Watch lease overlaps. If you plan to keep a lease and add two financed cars, your DTI can balloon. Ask each lender how they treat leases that end soon and whether they will count the residual buyout as a debt when scoring your new file.
Alternatives When A Third Auto Loan Feels Tight
Start by shifting the mix. Sell one car with high payments and move to a cheaper used model paid in cash. Share a vehicle among drivers for a while and save a bigger down payment. If the need is short term, a rental or a car-share plan can bridge the gap. A personal loan may fund an older, lower-priced car, but pricing may be higher than an auto-secured rate. A home equity line carries rate and collateral trade-offs. Run the numbers with conservative assumptions before pledging your house or retirement funds.

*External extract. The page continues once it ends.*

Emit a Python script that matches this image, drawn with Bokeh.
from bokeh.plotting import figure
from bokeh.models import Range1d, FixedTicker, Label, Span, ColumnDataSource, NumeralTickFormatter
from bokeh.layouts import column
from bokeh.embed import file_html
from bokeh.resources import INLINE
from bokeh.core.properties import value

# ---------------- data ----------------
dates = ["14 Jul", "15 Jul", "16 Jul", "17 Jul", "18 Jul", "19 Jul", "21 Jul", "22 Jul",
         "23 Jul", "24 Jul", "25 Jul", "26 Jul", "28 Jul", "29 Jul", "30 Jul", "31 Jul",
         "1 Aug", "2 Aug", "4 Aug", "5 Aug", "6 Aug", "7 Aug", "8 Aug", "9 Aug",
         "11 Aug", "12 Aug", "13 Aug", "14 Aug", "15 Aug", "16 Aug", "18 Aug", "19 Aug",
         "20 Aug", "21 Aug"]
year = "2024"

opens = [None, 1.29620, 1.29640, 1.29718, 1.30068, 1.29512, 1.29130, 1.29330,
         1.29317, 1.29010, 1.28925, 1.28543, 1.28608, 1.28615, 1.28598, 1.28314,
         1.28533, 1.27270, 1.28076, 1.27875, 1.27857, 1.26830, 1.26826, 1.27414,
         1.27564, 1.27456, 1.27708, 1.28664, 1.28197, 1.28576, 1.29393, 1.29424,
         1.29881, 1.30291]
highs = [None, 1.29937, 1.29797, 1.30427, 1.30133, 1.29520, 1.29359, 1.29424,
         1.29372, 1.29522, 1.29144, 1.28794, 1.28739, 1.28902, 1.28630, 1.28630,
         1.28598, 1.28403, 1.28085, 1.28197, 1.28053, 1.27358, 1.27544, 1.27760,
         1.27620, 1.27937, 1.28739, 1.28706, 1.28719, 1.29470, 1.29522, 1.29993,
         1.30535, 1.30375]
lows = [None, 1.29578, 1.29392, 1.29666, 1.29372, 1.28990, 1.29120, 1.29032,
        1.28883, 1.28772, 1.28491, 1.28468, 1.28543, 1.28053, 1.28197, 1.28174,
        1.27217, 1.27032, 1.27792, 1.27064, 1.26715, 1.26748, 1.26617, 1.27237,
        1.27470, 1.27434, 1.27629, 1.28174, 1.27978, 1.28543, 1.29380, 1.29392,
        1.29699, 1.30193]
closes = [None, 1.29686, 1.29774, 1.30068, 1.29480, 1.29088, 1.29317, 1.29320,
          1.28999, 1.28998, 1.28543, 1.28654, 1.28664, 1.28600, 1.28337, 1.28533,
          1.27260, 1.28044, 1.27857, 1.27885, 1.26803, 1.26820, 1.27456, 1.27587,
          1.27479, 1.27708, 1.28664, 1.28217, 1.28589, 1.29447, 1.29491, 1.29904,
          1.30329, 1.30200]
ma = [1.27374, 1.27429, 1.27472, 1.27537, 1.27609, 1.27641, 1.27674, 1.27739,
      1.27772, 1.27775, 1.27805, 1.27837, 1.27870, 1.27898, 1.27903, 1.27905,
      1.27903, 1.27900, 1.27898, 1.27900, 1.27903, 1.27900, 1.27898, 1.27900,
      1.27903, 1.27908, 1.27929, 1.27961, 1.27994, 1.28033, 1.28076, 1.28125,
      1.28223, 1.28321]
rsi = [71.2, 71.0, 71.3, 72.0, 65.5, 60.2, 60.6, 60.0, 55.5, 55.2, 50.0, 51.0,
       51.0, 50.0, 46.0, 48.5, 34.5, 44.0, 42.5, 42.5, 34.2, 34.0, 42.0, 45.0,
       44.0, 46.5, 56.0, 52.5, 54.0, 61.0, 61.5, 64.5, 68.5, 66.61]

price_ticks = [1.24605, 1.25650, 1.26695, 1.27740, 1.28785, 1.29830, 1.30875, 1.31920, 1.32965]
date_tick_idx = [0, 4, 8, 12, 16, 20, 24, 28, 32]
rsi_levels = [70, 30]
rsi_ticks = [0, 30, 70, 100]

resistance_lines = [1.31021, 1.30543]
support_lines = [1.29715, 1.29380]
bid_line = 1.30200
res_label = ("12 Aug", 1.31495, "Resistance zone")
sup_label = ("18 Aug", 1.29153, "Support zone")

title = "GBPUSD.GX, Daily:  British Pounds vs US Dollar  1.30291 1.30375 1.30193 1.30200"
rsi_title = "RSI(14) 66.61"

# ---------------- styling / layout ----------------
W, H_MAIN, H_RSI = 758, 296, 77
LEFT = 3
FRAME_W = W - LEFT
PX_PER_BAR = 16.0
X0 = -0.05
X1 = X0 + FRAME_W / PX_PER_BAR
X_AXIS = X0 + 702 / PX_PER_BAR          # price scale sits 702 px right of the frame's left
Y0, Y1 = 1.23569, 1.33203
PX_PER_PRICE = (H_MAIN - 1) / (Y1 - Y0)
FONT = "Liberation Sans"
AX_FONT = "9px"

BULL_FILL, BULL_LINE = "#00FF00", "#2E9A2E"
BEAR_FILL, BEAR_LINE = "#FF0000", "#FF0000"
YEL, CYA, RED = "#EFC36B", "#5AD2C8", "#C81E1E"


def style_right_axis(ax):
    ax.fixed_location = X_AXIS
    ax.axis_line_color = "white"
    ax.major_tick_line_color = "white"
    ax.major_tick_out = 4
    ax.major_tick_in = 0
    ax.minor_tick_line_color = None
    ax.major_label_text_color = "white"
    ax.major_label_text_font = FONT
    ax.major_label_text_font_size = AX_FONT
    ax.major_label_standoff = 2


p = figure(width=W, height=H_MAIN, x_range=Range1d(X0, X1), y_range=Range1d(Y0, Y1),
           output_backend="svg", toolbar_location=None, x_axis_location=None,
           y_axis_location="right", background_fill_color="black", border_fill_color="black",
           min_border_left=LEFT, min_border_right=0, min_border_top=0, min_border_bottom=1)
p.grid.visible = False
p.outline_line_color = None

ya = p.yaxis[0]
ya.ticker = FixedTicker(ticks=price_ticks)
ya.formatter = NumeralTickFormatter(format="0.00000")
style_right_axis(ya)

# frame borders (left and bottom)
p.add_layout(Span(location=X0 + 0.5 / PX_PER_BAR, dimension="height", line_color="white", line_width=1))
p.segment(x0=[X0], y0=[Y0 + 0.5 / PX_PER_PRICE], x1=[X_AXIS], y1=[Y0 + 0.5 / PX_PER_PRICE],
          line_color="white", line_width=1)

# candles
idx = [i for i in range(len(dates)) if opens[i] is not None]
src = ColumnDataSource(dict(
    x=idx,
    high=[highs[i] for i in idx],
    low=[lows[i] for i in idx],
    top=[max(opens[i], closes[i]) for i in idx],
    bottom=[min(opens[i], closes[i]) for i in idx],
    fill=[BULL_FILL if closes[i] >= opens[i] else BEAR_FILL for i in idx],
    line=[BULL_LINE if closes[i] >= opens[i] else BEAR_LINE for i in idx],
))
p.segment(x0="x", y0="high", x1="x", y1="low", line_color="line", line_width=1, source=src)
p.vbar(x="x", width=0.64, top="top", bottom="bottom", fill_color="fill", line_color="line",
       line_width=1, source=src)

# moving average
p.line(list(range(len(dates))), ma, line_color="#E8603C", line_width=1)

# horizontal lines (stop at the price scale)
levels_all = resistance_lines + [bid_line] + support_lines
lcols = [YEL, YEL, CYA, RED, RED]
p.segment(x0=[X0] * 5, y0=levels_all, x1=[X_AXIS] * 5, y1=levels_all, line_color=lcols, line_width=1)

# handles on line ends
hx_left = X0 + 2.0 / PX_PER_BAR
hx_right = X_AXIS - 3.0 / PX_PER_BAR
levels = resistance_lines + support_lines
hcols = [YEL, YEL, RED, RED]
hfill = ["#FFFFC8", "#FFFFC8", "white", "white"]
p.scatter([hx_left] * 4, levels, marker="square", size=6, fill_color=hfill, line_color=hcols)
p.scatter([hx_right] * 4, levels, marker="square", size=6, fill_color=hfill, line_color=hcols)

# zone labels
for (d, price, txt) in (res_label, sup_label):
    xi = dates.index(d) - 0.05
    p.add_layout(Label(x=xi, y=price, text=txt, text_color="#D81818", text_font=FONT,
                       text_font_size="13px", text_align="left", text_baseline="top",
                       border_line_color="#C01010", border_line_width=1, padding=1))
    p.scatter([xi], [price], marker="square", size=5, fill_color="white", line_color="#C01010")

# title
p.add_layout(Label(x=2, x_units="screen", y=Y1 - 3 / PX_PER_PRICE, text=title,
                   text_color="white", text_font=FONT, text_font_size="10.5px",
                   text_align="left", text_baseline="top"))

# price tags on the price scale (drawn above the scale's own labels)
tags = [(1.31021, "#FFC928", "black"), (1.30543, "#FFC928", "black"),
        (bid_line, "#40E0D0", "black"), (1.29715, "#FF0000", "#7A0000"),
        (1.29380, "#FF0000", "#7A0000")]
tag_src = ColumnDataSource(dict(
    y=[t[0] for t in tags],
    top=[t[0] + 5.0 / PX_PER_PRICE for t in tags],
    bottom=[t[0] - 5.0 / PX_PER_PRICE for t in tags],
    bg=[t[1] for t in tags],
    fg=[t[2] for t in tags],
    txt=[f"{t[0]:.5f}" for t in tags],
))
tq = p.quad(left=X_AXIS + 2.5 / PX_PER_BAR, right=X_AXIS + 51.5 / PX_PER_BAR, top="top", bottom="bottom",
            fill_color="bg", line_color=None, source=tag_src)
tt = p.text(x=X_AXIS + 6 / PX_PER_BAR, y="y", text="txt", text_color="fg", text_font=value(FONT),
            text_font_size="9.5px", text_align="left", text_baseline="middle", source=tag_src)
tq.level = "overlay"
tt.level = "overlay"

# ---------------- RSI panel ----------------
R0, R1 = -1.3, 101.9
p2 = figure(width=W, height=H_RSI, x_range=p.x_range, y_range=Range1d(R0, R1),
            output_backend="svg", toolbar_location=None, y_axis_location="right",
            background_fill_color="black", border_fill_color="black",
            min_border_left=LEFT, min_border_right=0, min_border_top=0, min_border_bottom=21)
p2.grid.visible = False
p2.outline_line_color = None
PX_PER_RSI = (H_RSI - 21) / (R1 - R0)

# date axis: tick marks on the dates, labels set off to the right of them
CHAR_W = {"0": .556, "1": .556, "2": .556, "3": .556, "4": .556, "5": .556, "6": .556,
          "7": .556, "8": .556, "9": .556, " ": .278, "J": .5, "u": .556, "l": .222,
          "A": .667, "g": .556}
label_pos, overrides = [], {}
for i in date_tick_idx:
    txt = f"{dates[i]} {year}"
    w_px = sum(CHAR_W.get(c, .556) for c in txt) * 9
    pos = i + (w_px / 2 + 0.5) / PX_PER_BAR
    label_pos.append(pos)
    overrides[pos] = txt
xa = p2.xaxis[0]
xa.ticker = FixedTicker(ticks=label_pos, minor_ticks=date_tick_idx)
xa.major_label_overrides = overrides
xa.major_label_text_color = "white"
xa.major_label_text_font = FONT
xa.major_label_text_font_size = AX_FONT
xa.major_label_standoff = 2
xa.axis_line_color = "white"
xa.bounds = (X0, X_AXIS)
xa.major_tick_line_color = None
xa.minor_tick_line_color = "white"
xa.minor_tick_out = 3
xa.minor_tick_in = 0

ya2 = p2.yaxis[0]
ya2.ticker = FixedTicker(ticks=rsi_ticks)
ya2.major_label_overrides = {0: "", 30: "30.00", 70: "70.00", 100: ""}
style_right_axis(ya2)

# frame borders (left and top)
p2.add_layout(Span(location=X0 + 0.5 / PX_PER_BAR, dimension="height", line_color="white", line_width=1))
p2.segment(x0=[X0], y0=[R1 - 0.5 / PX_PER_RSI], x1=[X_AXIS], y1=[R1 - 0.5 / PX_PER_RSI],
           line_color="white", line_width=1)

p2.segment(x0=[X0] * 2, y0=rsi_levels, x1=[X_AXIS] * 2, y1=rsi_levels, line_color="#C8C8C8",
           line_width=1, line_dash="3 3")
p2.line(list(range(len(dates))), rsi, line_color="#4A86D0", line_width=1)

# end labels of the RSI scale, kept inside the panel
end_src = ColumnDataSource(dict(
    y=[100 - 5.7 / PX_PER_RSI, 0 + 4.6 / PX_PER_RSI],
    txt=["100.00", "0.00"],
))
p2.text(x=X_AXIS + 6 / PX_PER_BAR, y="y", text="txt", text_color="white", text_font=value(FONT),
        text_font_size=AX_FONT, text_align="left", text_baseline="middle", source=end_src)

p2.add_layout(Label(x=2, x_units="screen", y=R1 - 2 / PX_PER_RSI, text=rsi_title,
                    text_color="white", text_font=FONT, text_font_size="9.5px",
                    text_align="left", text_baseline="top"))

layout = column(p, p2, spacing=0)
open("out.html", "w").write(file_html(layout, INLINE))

You can also adjust use. For a hobby car, store coverage and seasonal registration can cut costs if your state allows it. For a work truck, check whether your business can carry the note and insure it under a commercial policy that matches real use.
Key Takeaways And Next Steps
Financing a third car is possible when the math works. Keep your total DTI in a healthy band, bunch applications inside one shopping window, and price full-coverage insurance on every VIN. Build a cash cushion and avoid long terms that stretch the budget. If the plan only works with thin margins, wait and attack debt first. The right time to add a third note is when your income, credit, and daily needs all point the same way.
Test payments on paper before walking into a showroom. Map your budget, confirm written insurance quotes, and keep a cash cushion for fees or small rate moves.